Thursday 1 August 2013

Lucia Joyce and Margaret Morris

James Joyce’s daughter Lucia had aspirations to be an avantgarde dancer before the mental health problems which so devastated her life set in (she spent her last 31 years in an asylum in Northampton). In pursuit of this goal, she took dance lessons in Paris from late 1925 onwards with Margaret Morris. ‘Lucia could not have found a better teacher’, her biographer Carol Loeb Shloss writes, and continues: ‘In her native England, Morris based her work in a studio and a club in Chelsea ... As the granddaughter of William Morris, she had a high visibility in the arts’ (p.125). Hold your horses, one interjects at this point: William Morris didn’t have any granddaughters, or grandsons for that matter – both of his own daughters having remained childless.
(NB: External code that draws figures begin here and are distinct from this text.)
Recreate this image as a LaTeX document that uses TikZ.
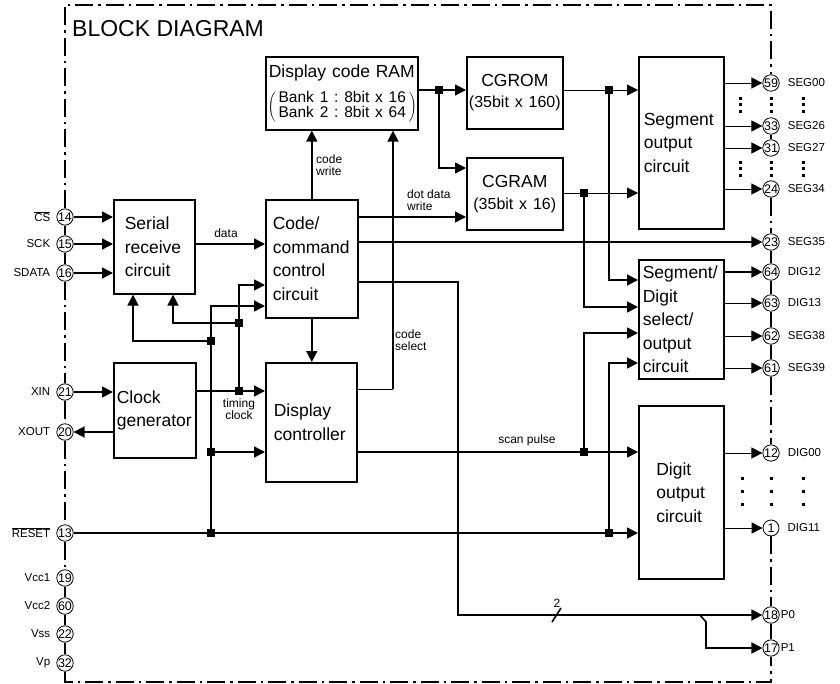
\documentclass[tikz,border=0pt]{standalone}
\usepackage{fontspec}
\setmainfont{Liberation Sans}
\usetikzlibrary{arrows.meta,positioning}
\frenchspacing

\begin{document}
\begin{tikzpicture}[x=1pt,y=-1pt,
    blk/.style={draw,line width=1.6pt,anchor=north west,align=left,inner ysep=0pt,font=\fontsize{17.5}{23.5}\selectfont},
    pin/.style={draw,circle,fill=white,line width=0.8pt,minimum size=16pt,inner sep=0pt,font=\fontsize{12.5}{12.5}\selectfont},
    pinlbl/.style={inner sep=1pt,font=\fontsize{11.5}{11.5}\selectfont},
    lbl/.style={inner sep=0pt,align=left,font=\fontsize{12}{12}\selectfont},
    jn/.style={fill,minimum size=8pt,inner sep=0pt},
    wire/.style={line width=1.6pt},
    fine/.style={line width=0.9pt},
    arr/.style={wire,-{Triangle[length=11pt,width=11pt]}},
    farr/.style={fine,-{Triangle[length=11pt,width=11pt]}},
    frame/.style={line width=1.6pt,dash pattern=on 18pt off 5pt on 2.5pt off 5pt}]
  \useasboundingbox (0,0) rectangle (840,684);
  \node[anchor=west,inner sep=0pt,font=\fontsize{23}{23}\selectfont] (title) at (72,29) {BLOCK DIAGRAM};

  % blocks
  \node[blk,minimum width=152pt,minimum height=73pt,text width=148pt,inner xsep=2pt,align=center] (ram) at (265,56)
    {Display code RAM\\[10pt]$\left(\,\vcenter{\hbox{\fontsize{15.5}{13}\selectfont\begin{tabular}{@{}l@{}}Bank 1 : 8bit x 16\\Bank 2 : 8bit x 64\end{tabular}}}\,\right)$};
  \node[blk,minimum width=96pt,minimum height=72pt,text width=92pt,inner xsep=2pt,align=center] (cgrom) at (466,56)
    {CGROM\\[-2pt]{\fontsize{16}{16}\selectfont (35bit x 160)}};
  \node[blk,minimum width=96pt,minimum height=72pt,text width=92pt,inner xsep=2pt,align=center] (cgram) at (466,157)
    {CGRAM\\[-2pt]{\fontsize{16}{16}\selectfont (35bit x 16)}};
  \node[blk,minimum width=85pt,minimum height=172pt,text width=75pt,inner xsep=5pt] (segout) at (638,56) {Segment\\output\\circuit};
  \node[blk,minimum width=81pt,minimum height=94pt,text width=59pt,inner xsep=11pt] (serial) at (113,199) {Serial\\receive\\circuit};
  \node[blk,minimum width=92pt,minimum height=118pt,text width=78pt,inner xsep=7pt] (code) at (265,199) {Code/\\command\\control\\circuit};
  \node[blk,minimum width=82pt,minimum height=95pt,text width=76pt,inner xsep=3pt] (clock) at (113,362) {Clock\\generator};
  \node[blk,minimum width=91pt,minimum height=119pt,text width=75pt,inner xsep=8pt] (disp) at (265,362) {Display\\controller};
  \node[blk,minimum width=85pt,minimum height=119pt,text width=77pt,inner xsep=4pt] (segdig) at (638,259) {Segment/\\Digit\\select/\\output\\circuit};
  \node[blk,minimum width=85pt,minimum height=173pt,text width=50pt,inner xsep=17.5pt] (digout) at (638,405) {Digit\\output\\circuit};

  % pins
  \foreach \n/\y/\t in {14/217/{$\overline{\mbox{CS}}$},15/244/SCK,16/273/SDATA,21/392/XIN,20/432/XOUT,
      13/533/{$\overline{\mbox{RESET}}$},19/578/Vcc1,60/606/Vcc2,22/634/Vss,32/663/Vp}{
    \node[pin] (p\n) at (65,\y) {\n};
    \node[pinlbl,left=5pt of p\n] (l\n) {\t};
  }
  \foreach \n/\y/\t in {59/83/SEG00,33/126/SEG26,31/148/SEG27,24/189/SEG34,23/242/SEG35,64/272/DIG12,
      63/303/DIG13,62/336/SEG38,61/368/SEG39,12/453/DIG00,1/528/DIG11}{
    \node[pin] (p\n) at (771,\y) {\n};
    \node[pinlbl,right=7pt of p\n] (l\n) {\t};
  }
  \foreach \n/\y/\t in {18/615/P0,17/648/P1}{
    \node[pin] (p\n) at (771,\y) {\n};
    \node[pinlbl,right=0pt of p\n] (l\n) {\t};
  }

  % frame
  \coordinate (tl) at (65,5);
  \coordinate (tr) at (771,5);
  \coordinate (bl) at (65,682);
  \coordinate (br) at (771,682);
  \draw[frame] (p14) -- (tl) -- (tr) -- (p59);
  \draw[frame] (p14) -- (p15) (p15) -- (p16) (p16) -- (p21) (p21) -- (p20) (p20) -- (p13) (p13) -- (p19)
    (p19) -- (p60) (p60) -- (p22) (p22) -- (p32) (p32) -- (bl) -- (br) -- (p17);
  \draw[frame] (p33) -- (p31) (p24) -- (p23) (p23) -- (p64) (p64) -- (p63) (p63) -- (p62) (p62) -- (p61)
    (p61) -- (p12) (p1) -- (p18) (p18) -- (p17);
  \foreach \x in {740,771,803} \foreach \y in {99,105,112,163,169,176}
    \fill (\x-1.5,\y-1.5) rectangle ++(3,3);
  \foreach \x in {742,771,803} \foreach \y in {478,491,504}
    \fill (\x-1.5,\y-1.5) rectangle ++(3,3);

  % junctions
  \node[jn] (j1) at (439,90) {};
  \node[jn] (j2) at (609,90) {};
  \node[jn] (j3) at (584,193) {};
  \node[jn] (j4) at (584,452) {};
  \node[jn] (j5) at (609,533) {};
  \node[jn] (j6) at (211,533) {};
  \node[jn] (j7) at (211,452) {};
  \node[jn] (j8) at (211,341) {};
  \node[jn] (j9) at (239,391) {};
  \node[jn] (j10) at (239,323) {};
  \coordinate (dd) at (357,217);
  \coordinate (cs) at (393,389);
  \coordinate (pb) at (458,282);
  \coordinate (pk) at (700,615);

  % serial side
  \foreach \n in {14,15,16} \draw[arr] (p\n) -- (p\n -| serial.west);
  \draw[arr] (serial.east |- p15) -- (code.west |- p15);
  \node[lbl] (tdata) at (226,233) {data};
  \draw[arr] (p21) -- (clock.west |- p21);
  \draw[arr] (clock.west |- p20) -- (p20);

  % clock and reset
  \draw[arr] (clock.east |- j9) -- (disp.west |- j9);
  \draw[arr] (j9) |- ([yshift=-86pt]code.north west);
  \draw[arr] (j10) -| ([xshift=60pt]serial.south west);
  \node[lbl,align=center] (ttc) at (239,409) {timing\\clock};
  \draw[arr] (p13) -- (digout.west |- p13);
  \draw[arr] (j6) |- ([yshift=-107pt]code.north west);
  \draw[arr] (j7) -- (disp.west |- j7);
  \draw[arr] (j8) -| ([xshift=20pt]serial.south west);
  \draw[arr] (j5) |- ([yshift=-104pt]segdig.north west);

  % code / display
  \draw[arr] (code.north) -- (code.north |- ram.south);
  \node[lbl,anchor=west] (tcw) at (316,165) {code\\write};
  \draw[arr] (code.south) -- (code.south |- disp.north);
  \draw[fine] (disp.east |- cs) -- (cs);
  \draw[arr] (cs) -- (cs |- ram.south);
  \node[lbl,anchor=west] (tcs) at (395,340) {code\\select};
  \draw[arr] (dd) -- (dd -| cgram.west);
  \node[lbl,anchor=west] (tdd) at (407,200) {dot data\\write};
  \draw[arr] (code.east |- p23) -- (p23);
  \draw[arr] (code.east |- pb) -- (pb) |- (p18);
  \draw[wire] (552,622) -- (561,608);
  \node[lbl] (tbus) at (557,603) {2};
  \draw[arr] (pk) -- ++(6,7) |- (p17);

  % character generators
  \draw[arr] (ram.east |- j1) -- (cgrom.west |- j1);
  \draw[arr] (j1) |- ([yshift=-11pt]cgram.north west);
  \draw[farr] (cgrom.east |- j2) -- (segout.west |- j2);
  \draw[arr] (j2) |- ([yshift=-21pt]segdig.north west);
  \draw[farr] (cgram.east |- j3) -- (segout.west |- j3);
  \draw[arr] (j3) |- ([yshift=-48pt]segdig.north west);
  \draw[arr] (disp.east |- j4) -- (digout.west |- j4);
  \node[lbl] (tsp) at (527,440) {scan pulse};
  \draw[arr] (j4) |- ([yshift=-74pt]segdig.north west);

  % outputs
  \foreach \n in {59,33,31,24} \draw[farr] (segout.east |- p\n) -- (p\n);
  \draw[arr] (segdig.east |- p64) -- (p64);
  \foreach \n in {63,62,61} \draw[farr] (segdig.east |- p\n) -- (p\n);
  \foreach \n in {12,1} \draw[farr] (digout.east |- p\n) -- (p\n);
\end{tikzpicture}
\end{document}
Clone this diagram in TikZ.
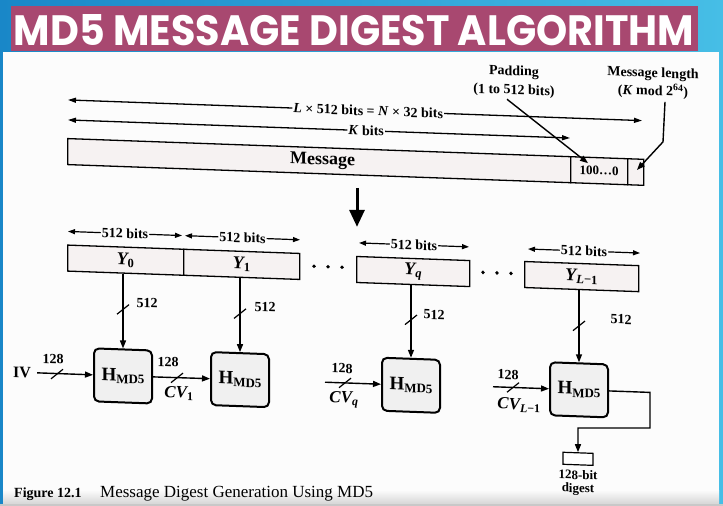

So what is going on here? Is this is a simple scholarly error in a book that is otherwise careful and accurate? Could Margaret Morris herself have floated the notion of being Morris’s granddaughter as a way of attaining visibility in English and French artistic circles? Was she perhaps actually a grand-niece of Morris, second-generation offspring of one of those copious Morris siblings whose family trees my friend Dorothy Coles was assiduously researching? In which case, there would be some genuine family connection, which has then got inaccurately blurred to being a granddaughter, which is palpably wrong. Someone with more time on their hands than I have might do a little digging here.